La richesse matérielle est répandue à profusion sur le monde, sans vaincre la pauvreté, ce qui n'a rien de surprenant puisque ce n'est pas son but qui est seulement, au travers de ces marchandises, l'accumulation de richesse abstraite. Ce dernier point explique également deux choses: premièrement, que la croissance des inégalités de fortune n'est pas un accident qui pourrait éventuellement être pallier, mais fait partie intégrante du processus (créant de ce fait une pauvreté relative croissante, puisque l'écart de richesse mesure le rapport de force existant entre les catégories sociales) ; deuxièmement, que la création de richesses matérielles à des fins d'accumulation abstraite infinie et irrationnelle entraîne la destruction massive des richesses naturelles.

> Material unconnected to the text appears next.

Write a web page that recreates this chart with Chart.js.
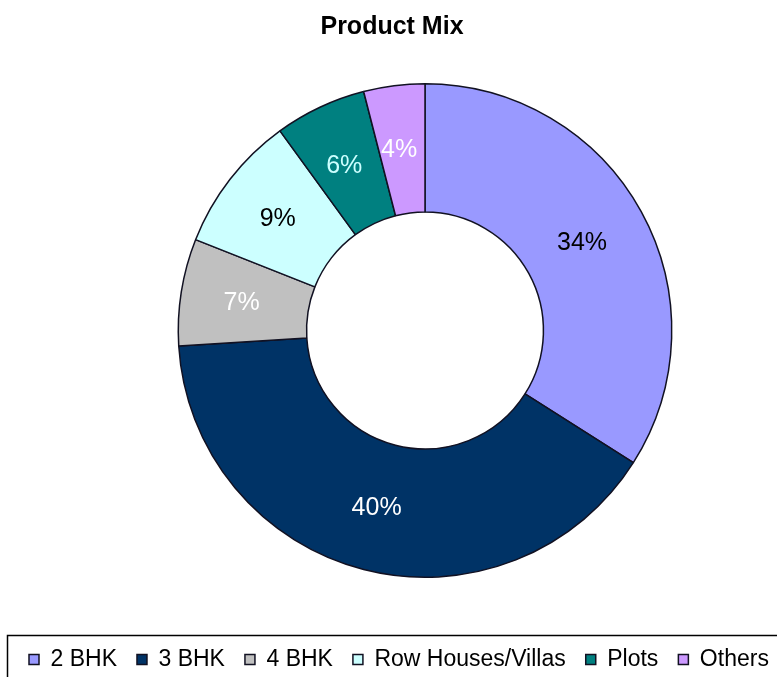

Mon propos ne concernait pas les théories économiques (si l'économie était une science, elle aurait un pouvoir de prédiction, or on ne l'a jamais vu annoncer un crach boursier). J'essaie de garder les pieds sur terre.
"La richesse matérielle est répandue à profusion sur le monde, sans vaincre la pauvreté" : qu'appelles-tu "vaincre la pauvreté" ? Qu'appelles-tu "pauvreté" ?
Sans définition quantifiée, ce genre d'affirmation est une tautologie car chacun va y aller de son ressenti. Mais la pauvreté est évaluée selon certains critères objectifs (j'ai donné assez de liens sur le sujet). Si ceux de l'ONU ne satisfont pas tout le monde, ils ont au moins le mérite d'avoir été définis, et l'évaluation indique une progression dans le bon sens. Ca devient un peu pénible de voir que le moindre aspect positif de quoique ce soit dans le monde, est aussitôt nié. J'en viens à me demander si le déni des points positifs n'a pas la même cause que la mise en exergue des points négatifs, utilisée par tous les contestataires pour vanter leurs recettes miracles ou pour justifier la destruction du système existant.